> Required task:
Give every entry again, unchanged, and leave its images out.
::::::::
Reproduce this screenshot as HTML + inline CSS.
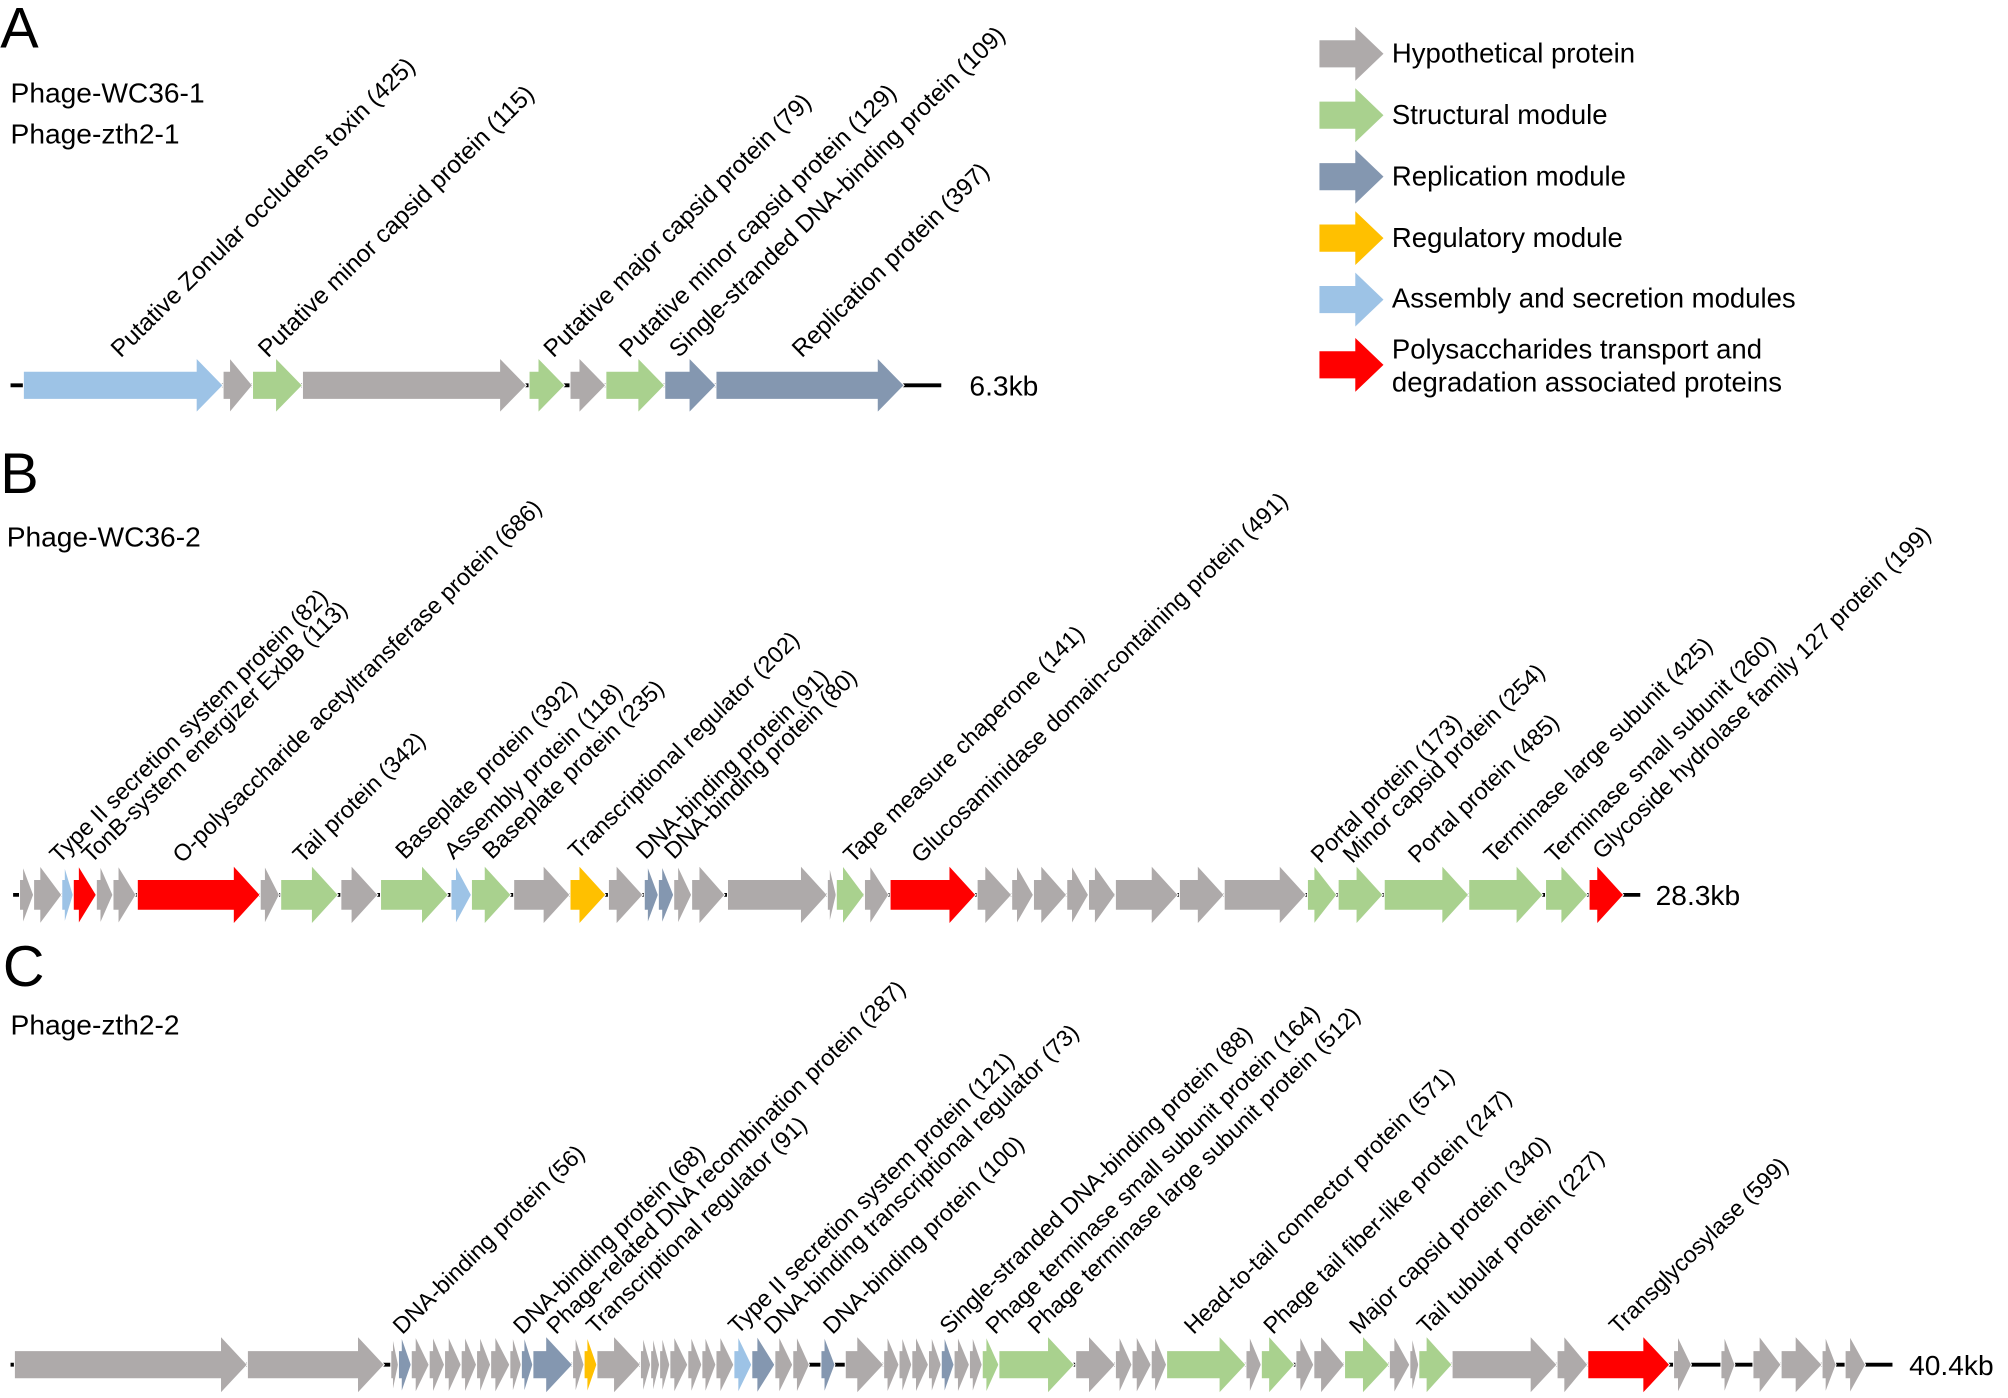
<!DOCTYPE html>
<html><head><meta charset="utf-8"><style>
html,body{margin:0;padding:0;background:#fff;}
svg{display:block;}
text{font-family:"Liberation Sans",Arial,sans-serif;fill:#000;}
</style></head><body>
<svg id="s" xmlns="http://www.w3.org/2000/svg" width="2008" height="1398" viewBox="0 0 1568 1092">
<rect width="1568" height="1092" fill="#fff"/>
<g id="g"></g>
<text x="0" y="37" font-size="45">A</text>
<text x="0" y="385" font-size="45">B</text>
<text x="2" y="770" font-size="45">C</text>
<text x="8" y="80" font-size="22">Phage-WC36-1</text>
<text x="8" y="112" font-size="22">Phage-zth2-1</text>
<text x="5" y="427" font-size="22">Phage-WC36-2</text>
<text x="8" y="808" font-size="22">Phage-zth2-2</text>
<text x="757" y="309" font-size="22">6.3kb</text>
<text x="1293" y="707" font-size="22">28.3kb</text>
<text x="1491" y="1074" font-size="22">40.4kb</text>
<g font-size="21.5">
<text x="1087" y="49">Hypothetical protein</text>
<text x="1087" y="97">Structural module</text>
<text x="1087" y="145">Replication module</text>
<text x="1087" y="193">Regulatory module</text>
<text x="1087" y="240">Assembly and secretion modules</text>
<text x="1087" y="280">Polysaccharides transport and</text>
<text x="1087" y="306">degradation associated proteins</text>
</g>
</svg>
<script>
var C={g:"#aeaaaa",n:"#a9d18e",s:"#8497b0",y:"#ffc000",b:"#9dc3e6",r:"#ff0000"};
var g=document.getElementById("g"),NS="http://www.w3.org/2000/svg";
function el(t,a){var e=document.createElementNS(NS,t);for(var k in a)e.setAttribute(k,a[k]);g.appendChild(e);return e;}
function arrow(x1,x2,cy,bh,hh,c,hl){var L=x2-x1;var h=hl||Math.min(21,L*0.78);var xb=x2-h;
el("path",{d:"M"+x1+","+(cy-bh)+"L"+xb+","+(cy-bh)+"L"+xb+","+(cy-hh)+"L"+x2+","+cy+"L"+xb+","+(cy+hh)+"L"+xb+","+(cy+bh)+"L"+x1+","+(cy+bh)+"Z",fill:C[c],stroke:"#fff","stroke-width":0.8});}
function track(y,x1,x2,genes,bh,hh){el("line",{x1:x1,x2:x2,y1:y,y2:y,stroke:"#000","stroke-width":3});
genes.forEach(function(q){arrow(q[0],q[1],y,bh,hh,q[2]);});}
function labels(arr,fs){arr.forEach(function(l){var t=el("text",{x:l[0],y:l[1],"font-size":fs,transform:"rotate(-44.5 "+l[0]+" "+l[1]+")"});t.textContent=l[2];});}
// A
track(301,8,735,[[18,174,"b"],[174,197,"g"],[197,236,"n"],[236,411,"g"],[413,441,"n"],[445,473,"g"],[473,519,"n"],[519,559,"s"],[559,706,"s"]],11,21.5);
labels([[94,280,"Putative Zonular occludens toxin (425)"],[209,280,"Putative minor capsid protein (115)"],[432,280,"Putative major capsid protein (79)"],[491,280,"Putative minor capsid protein (129)"],[530,280,"Single-stranded DNA-binding protein (109)"],[626,280,"Replication protein (397)"]],19);
// B
track(699,10,1281,[[15,26,"g"],[26,48,"g"],[48,57,"b"],[57,75,"r"],[75,88,"g"],[88,106,"g"],[107,203,"r"],[203,218,"g"],[219,264,"n"],[266,295,"g"],[297,350,"n"],[352,368,"b"],[368,399,"n"],[401,445,"g"],[445,473,"y"],[475,502,"g"],[503,514,"s"],[514,526,"s"],[526,540,"g"],[540,566,"g"],[568,646,"g"],[646,653,"g"],[653,675,"n"],[675,694,"g"],[695,762,"r"],[763,790,"g"],[790,807,"g"],[807,833,"g"],[833,850,"g"],[850,871,"g"],[871,920,"g"],[921,956,"g"],[956,1020,"g"],[1021,1044,"n"],[1045,1080,"n"],[1081,1147,"n"],[1147,1205,"n"],[1207,1240,"n"],[1241,1268,"r"]],12,23);
labels([[46,675,"Type II secretion system protein (82)"],[71,675,"TonB-system energizer ExbB (113)"],[142,675,"O-polysaccharide acetyltransferase protein (686)"],[236,675,"Tail protein (342)"],[316,672,"Baseplate protein (392)"],[354,672,"Assembly protein  (118)"],[384,672,"Baseplate protein (235)"],[451,672,"Transcriptional regulator (202)"],[504,672,"DNA-binding protein (91)"],[526,672,"DNA-binding protein (80)"],[666,675,"Tape measure chaperone (141)"],[719,675,"Glucosaminidase domain-containing protein (491)"],[1031,675,"Portal protein (173)"],[1056,675,"Minor capsid protein (254)"],[1107,675,"Portal protein (485)"],[1166,675,"Terminase large subunit (425)"],[1214,675,"Terminase small subunit (260)"],[1251,672,"Glycoside hydrolase family 127 protein (199)"]],18.3);
// C
track(1066,8,1478,[[11,193,"g"],[193,300,"g"],[305,311,"g"],[311,321,"s"],[321,335,"g"],[335,347,"g"],[347,360,"g"],[360,372,"g"],[372,383,"g"],[383,398,"g"],[398,407,"g"],[407,416,"s"],[416,447,"s"],[447,456,"g"],[456,466,"y"],[466,500,"g"],[500,508,"g"],[508,515,"g"],[515,523,"g"],[523,537,"g"],[537,548,"g"],[548,559,"g"],[559,573,"g"],[573,587,"b"],[587,605,"s"],[605,619,"g"],[619,632,"g"],[641,652,"s"],[660,690,"g"],[690,702,"g"],[702,712,"g"],[712,725,"g"],[725,735,"g"],[735,745,"s"],[745,757,"g"],[757,767,"g"],[767,780,"n"],[780,839,"n"],[840,871,"g"],[871,884,"g"],[884,899,"g"],[899,911,"g"],[911,973,"n"],[973,985,"g"],[985,1011,"n"],[1012,1026,"g"],[1026,1050,"g"],[1050,1085,"n"],[1085,1101,"g"],[1101,1108,"g"],[1108,1134,"n"],[1134,1216,"g"],[1216,1240,"g"],[1240,1304,"r"],[1307,1321,"g"],[1344,1355,"g"],[1369,1391,"g"],[1391,1423,"g"],[1423,1434,"g"],[1441,1457,"g"]],11,22.5);
labels([[314,1043,"DNA-binding protein (56)"],[408,1043,"DNA-binding protein (68)"],[434,1043,"Phage-related DNA recombination protein (287)"],[465,1043,"Transcriptional regulator (91)"],[576,1043,"Type II secretion system protein (121)"],[604,1043,"DNA-binding transcriptional regulator (73)"],[650,1043,"DNA-binding protein (100)"],[741,1043,"Single-stranded DNA-binding protein (88)"],[777,1043,"Phage terminase small subunit protein (164)"],[810,1043,"Phage terminase large subunit protein (512)"],[932,1043,"Head-to-tail connector protein (571)"],[994,1043,"Phage tail fiber-like protein (247)"],[1061,1043,"Major capsid protein (340)"],[1114,1043,"Tail tubular protein (227)"],[1264,1043,"Transglycosylase (599)"]],18.2);
// legend
[["g",42],["n",90],["s",138],["y",186],["b",234],["r",285]].forEach(function(l){arrow(1030,1081,l[1],11,22,l[0],23);});
</script>
</body></html>
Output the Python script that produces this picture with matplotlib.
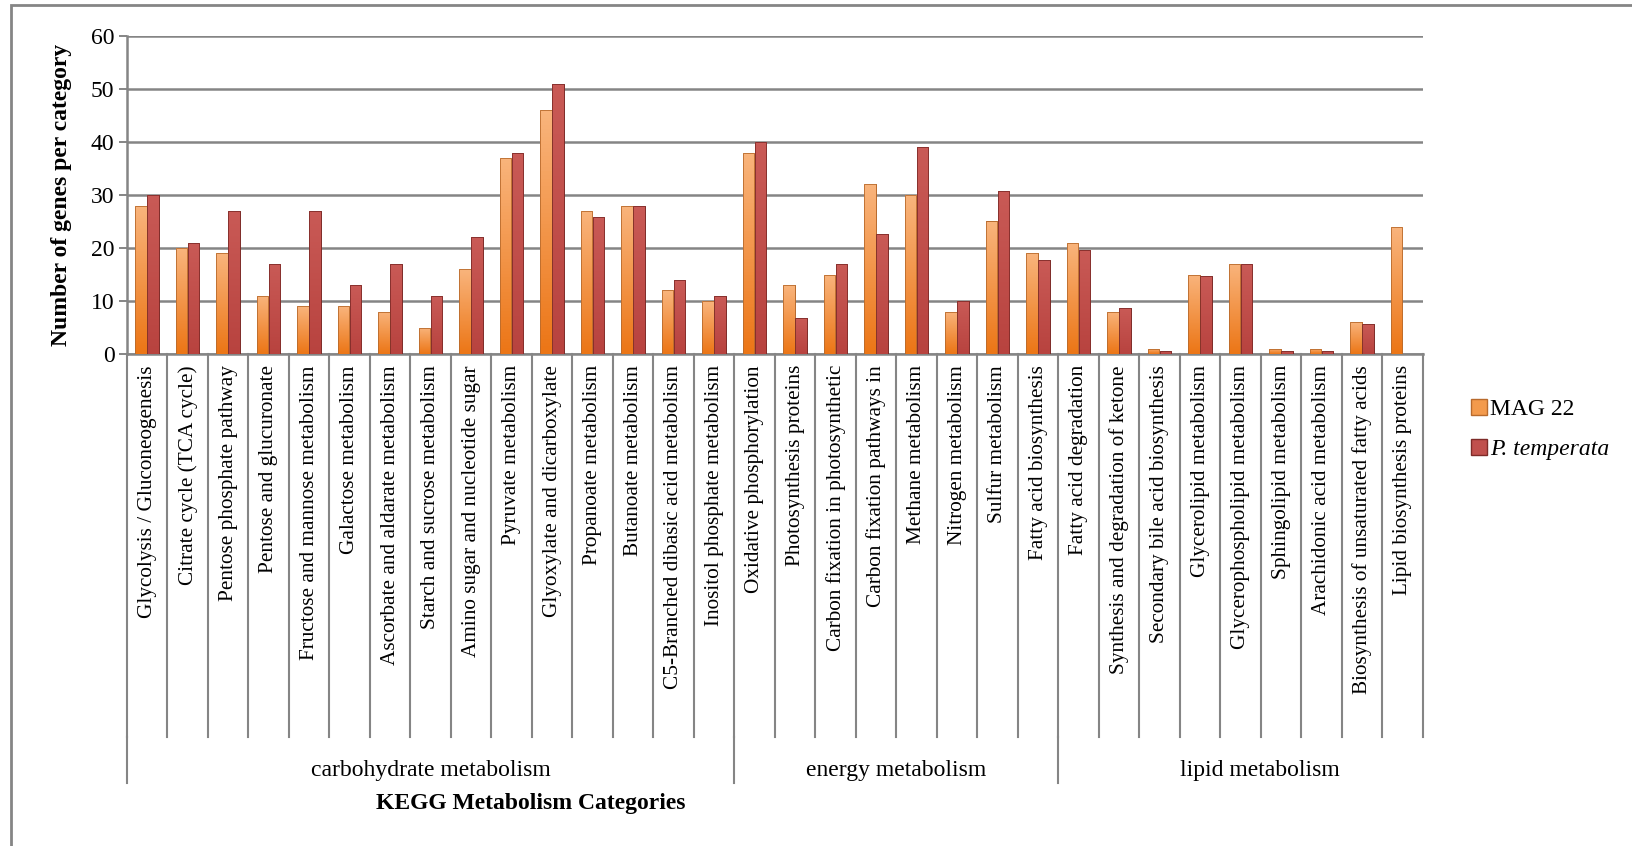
::::::::
> Written solution:
Reproduce this screenshot as HTML + inline CSS.
<!DOCTYPE html>
<html><head><meta charset="utf-8"><style>
html,body{margin:0;padding:0;background:#fff;}
svg{display:block;}
text{font-family:"Liberation Sans",Arial,sans-serif;fill:#000;}
</style></head><body>
<svg id="s" xmlns="http://www.w3.org/2000/svg" width="2008" height="1398" viewBox="0 0 1568 1092">
<rect width="1568" height="1092" fill="#fff"/>
<g id="g"></g>
<text x="0" y="37" font-size="45">A</text>
<text x="0" y="385" font-size="45">B</text>
<text x="2" y="770" font-size="45">C</text>
<text x="8" y="80" font-size="22">Phage-WC36-1</text>
<text x="8" y="112" font-size="22">Phage-zth2-1</text>
<text x="5" y="427" font-size="22">Phage-WC36-2</text>
<text x="8" y="808" font-size="22">Phage-zth2-2</text>
<text x="757" y="309" font-size="22">6.3kb</text>
<text x="1293" y="707" font-size="22">28.3kb</text>
<text x="1491" y="1074" font-size="22">40.4kb</text>
<g font-size="21.5">
<text x="1087" y="49">Hypothetical protein</text>
<text x="1087" y="97">Structural module</text>
<text x="1087" y="145">Replication module</text>
<text x="1087" y="193">Regulatory module</text>
<text x="1087" y="240">Assembly and secretion modules</text>
<text x="1087" y="280">Polysaccharides transport and</text>
<text x="1087" y="306">degradation associated proteins</text>
</g>
</svg>
<script>
var C={g:"#aeaaaa",n:"#a9d18e",s:"#8497b0",y:"#ffc000",b:"#9dc3e6",r:"#ff0000"};
var g=document.getElementById("g"),NS="http://www.w3.org/2000/svg";
function el(t,a){var e=document.createElementNS(NS,t);for(var k in a)e.setAttribute(k,a[k]);g.appendChild(e);return e;}
function arrow(x1,x2,cy,bh,hh,c,hl){var L=x2-x1;var h=hl||Math.min(21,L*0.78);var xb=x2-h;
el("path",{d:"M"+x1+","+(cy-bh)+"L"+xb+","+(cy-bh)+"L"+xb+","+(cy-hh)+"L"+x2+","+cy+"L"+xb+","+(cy+hh)+"L"+xb+","+(cy+bh)+"L"+x1+","+(cy+bh)+"Z",fill:C[c],stroke:"#fff","stroke-width":0.8});}
function track(y,x1,x2,genes,bh,hh){el("line",{x1:x1,x2:x2,y1:y,y2:y,stroke:"#000","stroke-width":3});
genes.forEach(function(q){arrow(q[0],q[1],y,bh,hh,q[2]);});}
function labels(arr,fs){arr.forEach(function(l){var t=el("text",{x:l[0],y:l[1],"font-size":fs,transform:"rotate(-44.5 "+l[0]+" "+l[1]+")"});t.textContent=l[2];});}
// A
track(301,8,735,[[18,174,"b"],[174,197,"g"],[197,236,"n"],[236,411,"g"],[413,441,"n"],[445,473,"g"],[473,519,"n"],[519,559,"s"],[559,706,"s"]],11,21.5);
labels([[94,280,"Putative Zonular occludens toxin (425)"],[209,280,"Putative minor capsid protein (115)"],[432,280,"Putative major capsid protein (79)"],[491,280,"Putative minor capsid protein (129)"],[530,280,"Single-stranded DNA-binding protein (109)"],[626,280,"Replication protein (397)"]],19);
// B
track(699,10,1281,[[15,26,"g"],[26,48,"g"],[48,57,"b"],[57,75,"r"],[75,88,"g"],[88,106,"g"],[107,203,"r"],[203,218,"g"],[219,264,"n"],[266,295,"g"],[297,350,"n"],[352,368,"b"],[368,399,"n"],[401,445,"g"],[445,473,"y"],[475,502,"g"],[503,514,"s"],[514,526,"s"],[526,540,"g"],[540,566,"g"],[568,646,"g"],[646,653,"g"],[653,675,"n"],[675,694,"g"],[695,762,"r"],[763,790,"g"],[790,807,"g"],[807,833,"g"],[833,850,"g"],[850,871,"g"],[871,920,"g"],[921,956,"g"],[956,1020,"g"],[1021,1044,"n"],[1045,1080,"n"],[1081,1147,"n"],[1147,1205,"n"],[1207,1240,"n"],[1241,1268,"r"]],12,23);
labels([[46,675,"Type II secretion system protein (82)"],[71,675,"TonB-system energizer ExbB (113)"],[142,675,"O-polysaccharide acetyltransferase protein (686)"],[236,675,"Tail protein (342)"],[316,672,"Baseplate protein (392)"],[354,672,"Assembly protein  (118)"],[384,672,"Baseplate protein (235)"],[451,672,"Transcriptional regulator (202)"],[504,672,"DNA-binding protein (91)"],[526,672,"DNA-binding protein (80)"],[666,675,"Tape measure chaperone (141)"],[719,675,"Glucosaminidase domain-containing protein (491)"],[1031,675,"Portal protein (173)"],[1056,675,"Minor capsid protein (254)"],[1107,675,"Portal protein (485)"],[1166,675,"Terminase large subunit (425)"],[1214,675,"Terminase small subunit (260)"],[1251,672,"Glycoside hydrolase family 127 protein (199)"]],18.3);
// C
track(1066,8,1478,[[11,193,"g"],[193,300,"g"],[305,311,"g"],[311,321,"s"],[321,335,"g"],[335,347,"g"],[347,360,"g"],[360,372,"g"],[372,383,"g"],[383,398,"g"],[398,407,"g"],[407,416,"s"],[416,447,"s"],[447,456,"g"],[456,466,"y"],[466,500,"g"],[500,508,"g"],[508,515,"g"],[515,523,"g"],[523,537,"g"],[537,548,"g"],[548,559,"g"],[559,573,"g"],[573,587,"b"],[587,605,"s"],[605,619,"g"],[619,632,"g"],[641,652,"s"],[660,690,"g"],[690,702,"g"],[702,712,"g"],[712,725,"g"],[725,735,"g"],[735,745,"s"],[745,757,"g"],[757,767,"g"],[767,780,"n"],[780,839,"n"],[840,871,"g"],[871,884,"g"],[884,899,"g"],[899,911,"g"],[911,973,"n"],[973,985,"g"],[985,1011,"n"],[1012,1026,"g"],[1026,1050,"g"],[1050,1085,"n"],[1085,1101,"g"],[1101,1108,"g"],[1108,1134,"n"],[1134,1216,"g"],[1216,1240,"g"],[1240,1304,"r"],[1307,1321,"g"],[1344,1355,"g"],[1369,1391,"g"],[1391,1423,"g"],[1423,1434,"g"],[1441,1457,"g"]],11,22.5);
labels([[314,1043,"DNA-binding protein (56)"],[408,1043,"DNA-binding protein (68)"],[434,1043,"Phage-related DNA recombination protein (287)"],[465,1043,"Transcriptional regulator (91)"],[576,1043,"Type II secretion system protein (121)"],[604,1043,"DNA-binding transcriptional regulator (73)"],[650,1043,"DNA-binding protein (100)"],[741,1043,"Single-stranded DNA-binding protein (88)"],[777,1043,"Phage terminase small subunit protein (164)"],[810,1043,"Phage terminase large subunit protein (512)"],[932,1043,"Head-to-tail connector protein (571)"],[994,1043,"Phage tail fiber-like protein (247)"],[1061,1043,"Major capsid protein (340)"],[1114,1043,"Tail tubular protein (227)"],[1264,1043,"Transglycosylase (599)"]],18.2);
// legend
[["g",42],["n",90],["s",138],["y",186],["b",234],["r",285]].forEach(function(l){arrow(1030,1081,l[1],11,22,l[0],23);});
</script>
</body></html>
Output the Python script that produces this picture with matplotlib.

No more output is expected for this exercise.